4. To Come Into Being Through Evolution: This is perhaps my favorite because it references the essence of any business – the talent of its people and the quality of its corporate culture.  The best emerging companies are always run by a group of hard-working, thoughtful, creative, persistent, and fantastically committed owner-operators. They devote their lives to their businesses for multiple, non-contradictory motives. They want to offer true value to the marketplace with their product and service offerings. They want to leave a legacy via building enterprises of lasting value and character. And they want to make a lot of money. Accomplishing these 3 objectives in a big way involves a lot of trial-and-error and a lot of figuring out all of the ways not to invent the light bulb. While popular business culture is fascinated with the “golden boy entrepreneur” stories (i.e. Microsoft and Google), these are much more the exceptions than the rule. Far more common are stories like Amazon, Kinkos, The Body Shop, Outback Steakhouse, or even Wal-Mart and Hewlett-Packard – companies that had reasonably long gestation periods, and a lot of slow or no growth periods, before evolving to successful forms. And then continuing to evolve as market and competitive conditions dictate.

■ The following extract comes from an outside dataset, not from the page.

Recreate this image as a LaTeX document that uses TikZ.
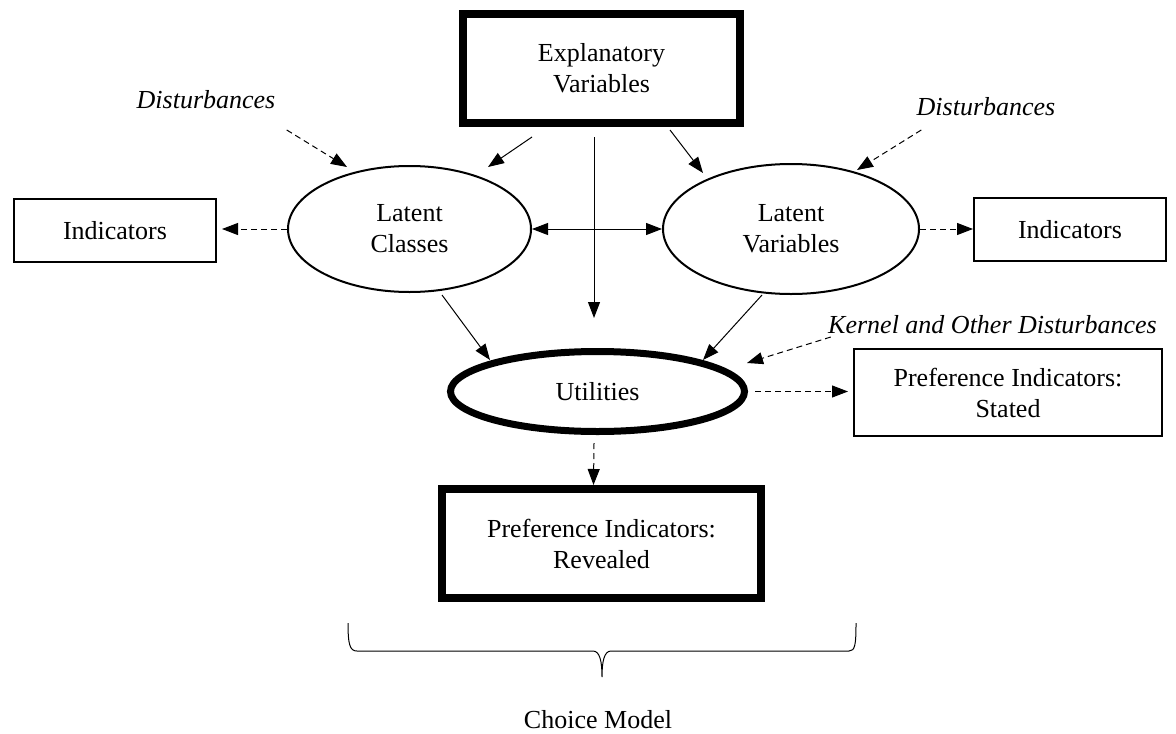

If you are a fundamental investor, look for the above qualities in companies you are considering for your portfolio.  Look for them quantitatively with the key metric of operating cash flow growth (everything else is subject to accounting whim) and look for them qualitatively in the mindset of management and in the tenor of the corporate culture.  If both the numbers and the business tone align and you can get in before the whole world knows about it, then you have yourself a money-maker.  Or, another way of saying it, an emerging company.